Next week, my kids and I will be flying east to Massachusetts, to spend a week with extended family on Cape Cod. It’s a trip we make every summer, to a rambling old house on a bluff overlooking the Atlantic, and yet each year as we get ready I can’t help but feel a certain low-level anxiety.
Partly, the cause of this is family; partly, the act of leaving home. But more than anything, my tension involves a question with which I’ve grappled since childhood: Which books should I bring?
I am, after all, a peripatetic reader, although I read for a living as well. I like choices, which means I always carry more books than I need. And yet, the necessities of travel (not to mention an aging back) dictate that these books can’t be too heavy, or take up too much space. What’s a reader to do?

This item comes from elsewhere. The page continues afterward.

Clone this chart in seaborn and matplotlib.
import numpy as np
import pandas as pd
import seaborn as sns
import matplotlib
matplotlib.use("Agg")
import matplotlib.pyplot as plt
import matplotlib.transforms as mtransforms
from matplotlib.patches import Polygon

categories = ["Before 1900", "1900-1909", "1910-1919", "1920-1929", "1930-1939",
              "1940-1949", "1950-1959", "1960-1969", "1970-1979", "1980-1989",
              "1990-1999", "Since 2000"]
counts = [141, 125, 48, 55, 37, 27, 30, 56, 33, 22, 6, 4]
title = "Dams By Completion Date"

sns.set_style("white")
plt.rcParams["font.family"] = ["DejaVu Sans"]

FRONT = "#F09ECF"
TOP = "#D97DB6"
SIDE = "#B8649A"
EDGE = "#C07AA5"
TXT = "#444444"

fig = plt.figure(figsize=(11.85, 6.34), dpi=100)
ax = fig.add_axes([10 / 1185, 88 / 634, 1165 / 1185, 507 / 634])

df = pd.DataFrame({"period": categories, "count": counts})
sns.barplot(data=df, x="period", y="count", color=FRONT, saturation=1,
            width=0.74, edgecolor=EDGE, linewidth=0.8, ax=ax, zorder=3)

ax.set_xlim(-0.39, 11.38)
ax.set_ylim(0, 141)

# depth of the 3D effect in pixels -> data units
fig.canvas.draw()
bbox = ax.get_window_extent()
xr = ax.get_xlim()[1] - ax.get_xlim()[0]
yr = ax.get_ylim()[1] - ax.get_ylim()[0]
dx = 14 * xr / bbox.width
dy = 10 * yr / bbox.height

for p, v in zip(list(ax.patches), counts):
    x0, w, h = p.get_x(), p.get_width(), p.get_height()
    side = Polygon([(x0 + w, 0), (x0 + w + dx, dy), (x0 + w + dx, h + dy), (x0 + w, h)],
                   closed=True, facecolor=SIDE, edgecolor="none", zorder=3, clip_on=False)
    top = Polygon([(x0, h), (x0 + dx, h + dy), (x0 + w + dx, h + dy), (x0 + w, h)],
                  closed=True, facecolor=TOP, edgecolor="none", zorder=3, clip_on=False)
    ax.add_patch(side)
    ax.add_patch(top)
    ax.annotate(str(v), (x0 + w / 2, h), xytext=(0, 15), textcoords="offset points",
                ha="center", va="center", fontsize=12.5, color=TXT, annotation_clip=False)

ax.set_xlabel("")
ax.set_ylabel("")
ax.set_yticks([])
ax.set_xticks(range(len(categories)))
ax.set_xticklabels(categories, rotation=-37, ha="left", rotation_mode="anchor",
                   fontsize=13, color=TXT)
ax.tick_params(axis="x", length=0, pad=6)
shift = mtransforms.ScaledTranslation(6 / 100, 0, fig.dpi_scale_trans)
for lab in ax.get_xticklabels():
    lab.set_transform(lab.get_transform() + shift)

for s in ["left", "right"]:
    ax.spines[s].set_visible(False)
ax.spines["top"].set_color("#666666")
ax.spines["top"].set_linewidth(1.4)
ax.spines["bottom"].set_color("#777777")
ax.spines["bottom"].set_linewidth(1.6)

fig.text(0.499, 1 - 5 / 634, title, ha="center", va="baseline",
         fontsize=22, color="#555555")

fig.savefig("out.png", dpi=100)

One solution, of course, would be an e-reader. But while I go on the road with (and occasionally read on) an iPad, I like the reassurance of ink on paper. When I travel, then, it is in the company of a small library, print and digital.
So, what am I bringing to the Cape this summer? First are three books about walking, for a project I’ve got in the works: Bruce Chatwin’s “The Songlines,” which I’ve read but need to revisit; Michael Cunningham’s “Land’s End: A Walk in Provincetown” (if the shoe fits); and Robert Walser's "The Walk."